MATERIAL FOR THE TASK:
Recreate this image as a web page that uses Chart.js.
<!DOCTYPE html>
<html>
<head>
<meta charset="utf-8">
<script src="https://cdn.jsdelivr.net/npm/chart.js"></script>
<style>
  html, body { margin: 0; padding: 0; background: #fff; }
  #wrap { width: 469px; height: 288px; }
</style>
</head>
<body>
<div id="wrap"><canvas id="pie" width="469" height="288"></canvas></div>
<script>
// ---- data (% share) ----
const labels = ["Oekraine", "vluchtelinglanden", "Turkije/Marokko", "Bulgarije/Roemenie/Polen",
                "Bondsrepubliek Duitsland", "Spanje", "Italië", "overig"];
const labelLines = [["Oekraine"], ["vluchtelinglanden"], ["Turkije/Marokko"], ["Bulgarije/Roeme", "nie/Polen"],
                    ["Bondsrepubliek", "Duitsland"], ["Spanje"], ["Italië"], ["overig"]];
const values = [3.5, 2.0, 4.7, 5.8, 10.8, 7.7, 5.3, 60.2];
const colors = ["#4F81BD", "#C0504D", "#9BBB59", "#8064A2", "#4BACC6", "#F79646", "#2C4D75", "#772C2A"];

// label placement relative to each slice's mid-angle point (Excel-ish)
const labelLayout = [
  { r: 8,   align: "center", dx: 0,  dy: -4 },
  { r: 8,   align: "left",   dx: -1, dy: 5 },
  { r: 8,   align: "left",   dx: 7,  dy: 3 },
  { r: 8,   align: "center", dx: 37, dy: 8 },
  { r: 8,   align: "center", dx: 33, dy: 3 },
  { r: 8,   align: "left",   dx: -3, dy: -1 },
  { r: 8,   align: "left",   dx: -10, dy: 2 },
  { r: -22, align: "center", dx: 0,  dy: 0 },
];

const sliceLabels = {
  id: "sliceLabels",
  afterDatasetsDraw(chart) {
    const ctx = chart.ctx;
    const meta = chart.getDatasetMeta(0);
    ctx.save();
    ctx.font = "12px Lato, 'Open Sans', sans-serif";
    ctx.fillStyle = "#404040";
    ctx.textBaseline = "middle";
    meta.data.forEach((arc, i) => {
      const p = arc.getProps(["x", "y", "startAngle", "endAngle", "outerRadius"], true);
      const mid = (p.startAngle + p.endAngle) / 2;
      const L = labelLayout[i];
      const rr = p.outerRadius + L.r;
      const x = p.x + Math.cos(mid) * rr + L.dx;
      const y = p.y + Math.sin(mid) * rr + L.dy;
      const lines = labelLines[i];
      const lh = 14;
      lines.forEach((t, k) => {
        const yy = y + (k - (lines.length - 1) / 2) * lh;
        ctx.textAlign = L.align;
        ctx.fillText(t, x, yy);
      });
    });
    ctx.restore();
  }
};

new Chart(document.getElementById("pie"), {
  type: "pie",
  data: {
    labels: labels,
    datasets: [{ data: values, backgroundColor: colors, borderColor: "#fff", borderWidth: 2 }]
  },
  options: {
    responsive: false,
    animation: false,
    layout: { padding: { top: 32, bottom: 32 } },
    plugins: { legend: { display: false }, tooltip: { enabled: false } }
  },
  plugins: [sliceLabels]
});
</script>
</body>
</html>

--

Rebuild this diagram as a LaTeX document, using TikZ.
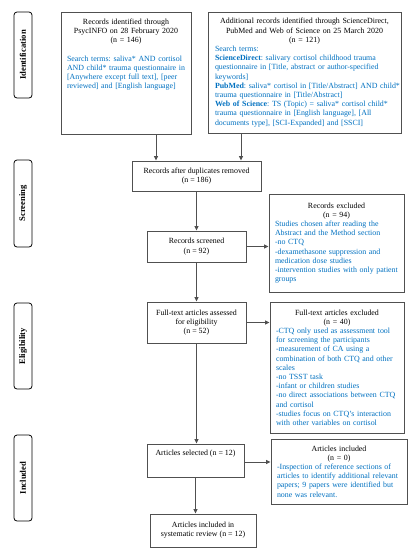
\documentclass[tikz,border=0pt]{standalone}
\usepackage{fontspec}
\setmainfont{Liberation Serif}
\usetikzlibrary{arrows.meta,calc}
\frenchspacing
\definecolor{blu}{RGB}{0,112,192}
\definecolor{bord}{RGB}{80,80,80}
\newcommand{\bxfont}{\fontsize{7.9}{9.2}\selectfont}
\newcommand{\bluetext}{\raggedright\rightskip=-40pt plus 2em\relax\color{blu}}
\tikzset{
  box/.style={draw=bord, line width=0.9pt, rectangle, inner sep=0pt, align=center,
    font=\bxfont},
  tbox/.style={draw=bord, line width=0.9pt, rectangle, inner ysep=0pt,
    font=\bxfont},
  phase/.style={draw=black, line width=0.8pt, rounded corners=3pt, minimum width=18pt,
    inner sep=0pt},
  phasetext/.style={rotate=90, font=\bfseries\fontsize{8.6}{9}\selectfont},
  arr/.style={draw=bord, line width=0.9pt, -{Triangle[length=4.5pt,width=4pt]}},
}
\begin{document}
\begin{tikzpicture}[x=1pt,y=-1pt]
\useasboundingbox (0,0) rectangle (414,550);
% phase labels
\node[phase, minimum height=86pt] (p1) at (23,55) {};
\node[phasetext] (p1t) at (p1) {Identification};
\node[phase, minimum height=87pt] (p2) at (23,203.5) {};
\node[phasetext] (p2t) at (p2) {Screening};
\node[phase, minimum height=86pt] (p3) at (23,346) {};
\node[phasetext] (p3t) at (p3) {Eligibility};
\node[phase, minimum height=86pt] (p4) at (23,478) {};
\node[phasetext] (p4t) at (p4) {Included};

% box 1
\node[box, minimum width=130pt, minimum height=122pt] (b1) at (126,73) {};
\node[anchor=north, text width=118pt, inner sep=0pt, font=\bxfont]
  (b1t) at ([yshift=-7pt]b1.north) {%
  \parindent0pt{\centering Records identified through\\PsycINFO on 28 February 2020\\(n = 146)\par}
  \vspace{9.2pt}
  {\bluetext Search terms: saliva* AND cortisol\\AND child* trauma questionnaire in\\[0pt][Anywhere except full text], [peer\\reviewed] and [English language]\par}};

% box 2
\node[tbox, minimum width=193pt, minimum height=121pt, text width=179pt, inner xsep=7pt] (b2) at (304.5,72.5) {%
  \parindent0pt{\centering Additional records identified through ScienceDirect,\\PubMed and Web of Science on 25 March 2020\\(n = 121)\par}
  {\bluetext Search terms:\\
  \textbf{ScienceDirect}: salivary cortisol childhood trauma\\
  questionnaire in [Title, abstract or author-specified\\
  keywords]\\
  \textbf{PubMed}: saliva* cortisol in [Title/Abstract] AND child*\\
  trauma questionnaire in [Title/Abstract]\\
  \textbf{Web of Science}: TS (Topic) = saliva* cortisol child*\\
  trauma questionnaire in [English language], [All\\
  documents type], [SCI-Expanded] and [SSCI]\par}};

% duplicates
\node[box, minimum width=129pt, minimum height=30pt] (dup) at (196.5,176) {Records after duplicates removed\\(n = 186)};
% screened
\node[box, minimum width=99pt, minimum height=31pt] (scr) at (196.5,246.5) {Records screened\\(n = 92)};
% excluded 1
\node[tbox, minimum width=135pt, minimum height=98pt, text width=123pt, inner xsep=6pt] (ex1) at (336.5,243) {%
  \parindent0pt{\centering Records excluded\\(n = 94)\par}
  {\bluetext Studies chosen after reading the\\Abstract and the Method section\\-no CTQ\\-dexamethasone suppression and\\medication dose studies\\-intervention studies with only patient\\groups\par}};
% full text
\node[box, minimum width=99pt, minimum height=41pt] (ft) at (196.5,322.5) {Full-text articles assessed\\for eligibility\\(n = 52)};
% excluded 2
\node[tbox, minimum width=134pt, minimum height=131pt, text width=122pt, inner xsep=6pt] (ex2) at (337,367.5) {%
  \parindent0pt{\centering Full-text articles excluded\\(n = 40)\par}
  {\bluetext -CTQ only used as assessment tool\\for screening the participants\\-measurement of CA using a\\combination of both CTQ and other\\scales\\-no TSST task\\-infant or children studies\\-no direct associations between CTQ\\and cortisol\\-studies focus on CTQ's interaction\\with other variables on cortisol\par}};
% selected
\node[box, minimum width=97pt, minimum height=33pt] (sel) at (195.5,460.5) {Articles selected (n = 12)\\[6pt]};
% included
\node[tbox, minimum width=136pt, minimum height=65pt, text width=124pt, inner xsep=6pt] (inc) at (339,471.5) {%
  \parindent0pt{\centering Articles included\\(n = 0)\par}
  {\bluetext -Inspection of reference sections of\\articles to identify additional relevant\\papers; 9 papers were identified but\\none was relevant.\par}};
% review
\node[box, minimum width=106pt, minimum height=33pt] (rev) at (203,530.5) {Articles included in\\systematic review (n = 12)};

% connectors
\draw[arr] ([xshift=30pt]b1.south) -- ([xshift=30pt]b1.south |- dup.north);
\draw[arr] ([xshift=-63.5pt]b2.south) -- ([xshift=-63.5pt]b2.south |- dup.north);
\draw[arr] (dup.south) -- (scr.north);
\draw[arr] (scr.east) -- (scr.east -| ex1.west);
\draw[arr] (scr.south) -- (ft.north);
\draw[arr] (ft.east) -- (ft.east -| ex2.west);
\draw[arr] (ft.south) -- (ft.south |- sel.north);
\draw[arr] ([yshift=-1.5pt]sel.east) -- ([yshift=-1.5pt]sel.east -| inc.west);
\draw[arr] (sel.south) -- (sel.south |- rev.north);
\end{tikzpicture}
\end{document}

---

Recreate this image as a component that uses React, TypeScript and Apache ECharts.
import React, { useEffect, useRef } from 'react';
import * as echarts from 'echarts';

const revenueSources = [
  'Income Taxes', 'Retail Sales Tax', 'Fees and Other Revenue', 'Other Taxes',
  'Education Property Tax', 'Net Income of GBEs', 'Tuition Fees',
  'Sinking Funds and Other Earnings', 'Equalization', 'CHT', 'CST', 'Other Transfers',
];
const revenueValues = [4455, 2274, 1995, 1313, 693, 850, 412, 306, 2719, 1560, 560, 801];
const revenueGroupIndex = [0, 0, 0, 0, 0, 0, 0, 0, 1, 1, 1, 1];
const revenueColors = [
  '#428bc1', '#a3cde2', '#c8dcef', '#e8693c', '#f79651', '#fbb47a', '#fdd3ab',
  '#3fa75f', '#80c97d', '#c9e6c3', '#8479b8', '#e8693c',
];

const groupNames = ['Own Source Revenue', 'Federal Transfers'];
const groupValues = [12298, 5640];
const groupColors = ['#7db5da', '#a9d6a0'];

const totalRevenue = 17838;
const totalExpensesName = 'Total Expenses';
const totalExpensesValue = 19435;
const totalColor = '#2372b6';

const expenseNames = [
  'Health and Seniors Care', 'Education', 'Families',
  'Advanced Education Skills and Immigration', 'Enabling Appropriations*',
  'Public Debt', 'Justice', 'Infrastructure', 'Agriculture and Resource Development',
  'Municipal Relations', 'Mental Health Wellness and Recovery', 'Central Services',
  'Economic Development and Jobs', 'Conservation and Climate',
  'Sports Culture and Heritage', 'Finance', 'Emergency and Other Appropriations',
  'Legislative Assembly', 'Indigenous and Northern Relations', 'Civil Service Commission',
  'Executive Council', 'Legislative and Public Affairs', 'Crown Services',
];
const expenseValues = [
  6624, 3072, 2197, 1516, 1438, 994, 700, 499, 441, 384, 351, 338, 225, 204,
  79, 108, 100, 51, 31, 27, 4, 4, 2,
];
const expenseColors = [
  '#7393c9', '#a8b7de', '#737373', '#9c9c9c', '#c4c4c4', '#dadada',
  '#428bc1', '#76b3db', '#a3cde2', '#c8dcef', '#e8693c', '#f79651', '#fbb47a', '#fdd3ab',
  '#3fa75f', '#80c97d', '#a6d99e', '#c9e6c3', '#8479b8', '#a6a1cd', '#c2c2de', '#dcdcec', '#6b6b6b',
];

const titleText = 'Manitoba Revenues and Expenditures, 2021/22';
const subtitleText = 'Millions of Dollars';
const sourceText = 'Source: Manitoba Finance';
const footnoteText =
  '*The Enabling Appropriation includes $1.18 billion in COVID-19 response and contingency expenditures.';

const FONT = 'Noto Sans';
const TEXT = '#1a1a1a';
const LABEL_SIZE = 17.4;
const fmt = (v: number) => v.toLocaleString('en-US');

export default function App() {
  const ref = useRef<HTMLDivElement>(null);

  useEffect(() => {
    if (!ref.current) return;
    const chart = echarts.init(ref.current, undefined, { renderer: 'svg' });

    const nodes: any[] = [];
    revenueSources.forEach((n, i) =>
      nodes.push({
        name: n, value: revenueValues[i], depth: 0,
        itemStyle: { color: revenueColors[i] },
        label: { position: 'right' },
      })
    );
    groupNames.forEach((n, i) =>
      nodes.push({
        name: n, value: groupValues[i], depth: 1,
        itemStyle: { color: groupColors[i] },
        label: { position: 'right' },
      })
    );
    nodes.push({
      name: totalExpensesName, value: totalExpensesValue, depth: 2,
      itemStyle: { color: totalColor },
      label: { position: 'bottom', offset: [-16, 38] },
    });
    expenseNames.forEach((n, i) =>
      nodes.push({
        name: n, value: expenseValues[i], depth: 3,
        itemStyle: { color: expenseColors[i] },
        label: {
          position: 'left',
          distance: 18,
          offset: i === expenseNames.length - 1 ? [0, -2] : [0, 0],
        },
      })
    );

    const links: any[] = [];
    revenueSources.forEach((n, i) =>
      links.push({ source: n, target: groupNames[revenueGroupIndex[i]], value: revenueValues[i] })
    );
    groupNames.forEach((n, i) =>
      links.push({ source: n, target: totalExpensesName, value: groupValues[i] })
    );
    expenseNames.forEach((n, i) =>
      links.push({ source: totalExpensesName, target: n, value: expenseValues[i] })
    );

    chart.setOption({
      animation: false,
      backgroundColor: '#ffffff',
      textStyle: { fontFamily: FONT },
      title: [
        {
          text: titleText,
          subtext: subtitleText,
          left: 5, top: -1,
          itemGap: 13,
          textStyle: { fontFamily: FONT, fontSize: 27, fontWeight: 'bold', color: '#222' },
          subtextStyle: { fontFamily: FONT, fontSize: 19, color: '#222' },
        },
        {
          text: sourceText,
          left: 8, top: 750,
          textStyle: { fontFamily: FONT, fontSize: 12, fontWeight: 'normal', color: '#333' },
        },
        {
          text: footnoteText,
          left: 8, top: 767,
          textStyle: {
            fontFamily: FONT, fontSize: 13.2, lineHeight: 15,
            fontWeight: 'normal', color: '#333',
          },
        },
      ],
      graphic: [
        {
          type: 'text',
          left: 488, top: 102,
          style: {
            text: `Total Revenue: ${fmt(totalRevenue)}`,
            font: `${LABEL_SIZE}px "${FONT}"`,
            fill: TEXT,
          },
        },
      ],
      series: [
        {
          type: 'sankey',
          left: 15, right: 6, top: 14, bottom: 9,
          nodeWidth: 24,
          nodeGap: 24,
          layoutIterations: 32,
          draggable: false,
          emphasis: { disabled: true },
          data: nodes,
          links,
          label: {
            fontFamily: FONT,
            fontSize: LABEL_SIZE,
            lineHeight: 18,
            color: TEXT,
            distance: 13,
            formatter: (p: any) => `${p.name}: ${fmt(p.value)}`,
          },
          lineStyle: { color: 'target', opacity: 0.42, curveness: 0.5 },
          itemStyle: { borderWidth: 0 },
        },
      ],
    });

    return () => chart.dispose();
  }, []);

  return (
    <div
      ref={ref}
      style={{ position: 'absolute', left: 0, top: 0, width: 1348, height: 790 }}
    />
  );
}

SHORT PROBLEM: Retype, word for word, only the lines from the one containing "Rebuild this diagram" through the one containing "(p4t) at (p4)", both included, and leave out any pictures.

TASK OUTPUT:
Rebuild this diagram as a LaTeX document, using TikZ.
\documentclass[tikz,border=0pt]{standalone}
\usepackage{fontspec}
\setmainfont{Liberation Serif}
\usetikzlibrary{arrows.meta,calc}
\frenchspacing
\definecolor{blu}{RGB}{0,112,192}
\definecolor{bord}{RGB}{80,80,80}
\newcommand{\bxfont}{\fontsize{7.9}{9.2}\selectfont}
\newcommand{\bluetext}{\raggedright\rightskip=-40pt plus 2em\relax\color{blu}}
\tikzset{
  box/.style={draw=bord, line width=0.9pt, rectangle, inner sep=0pt, align=center,
    font=\bxfont},
  tbox/.style={draw=bord, line width=0.9pt, rectangle, inner ysep=0pt,
    font=\bxfont},
  phase/.style={draw=black, line width=0.8pt, rounded corners=3pt, minimum width=18pt,
    inner sep=0pt},
  phasetext/.style={rotate=90, font=\bfseries\fontsize{8.6}{9}\selectfont},
  arr/.style={draw=bord, line width=0.9pt, -{Triangle[length=4.5pt,width=4pt]}},
}
\begin{document}
\begin{tikzpicture}[x=1pt,y=-1pt]
\useasboundingbox (0,0) rectangle (414,550);
% phase labels
\node[phase, minimum height=86pt] (p1) at (23,55) {};
\node[phasetext] (p1t) at (p1) {Identification};
\node[phase, minimum height=87pt] (p2) at (23,203.5) {};
\node[phasetext] (p2t) at (p2) {Screening};
\node[phase, minimum height=86pt] (p3) at (23,346) {};
\node[phasetext] (p3t) at (p3) {Eligibility};
\node[phase, minimum height=86pt] (p4) at (23,478) {};
\node[phasetext] (p4t) at (p4) {Included};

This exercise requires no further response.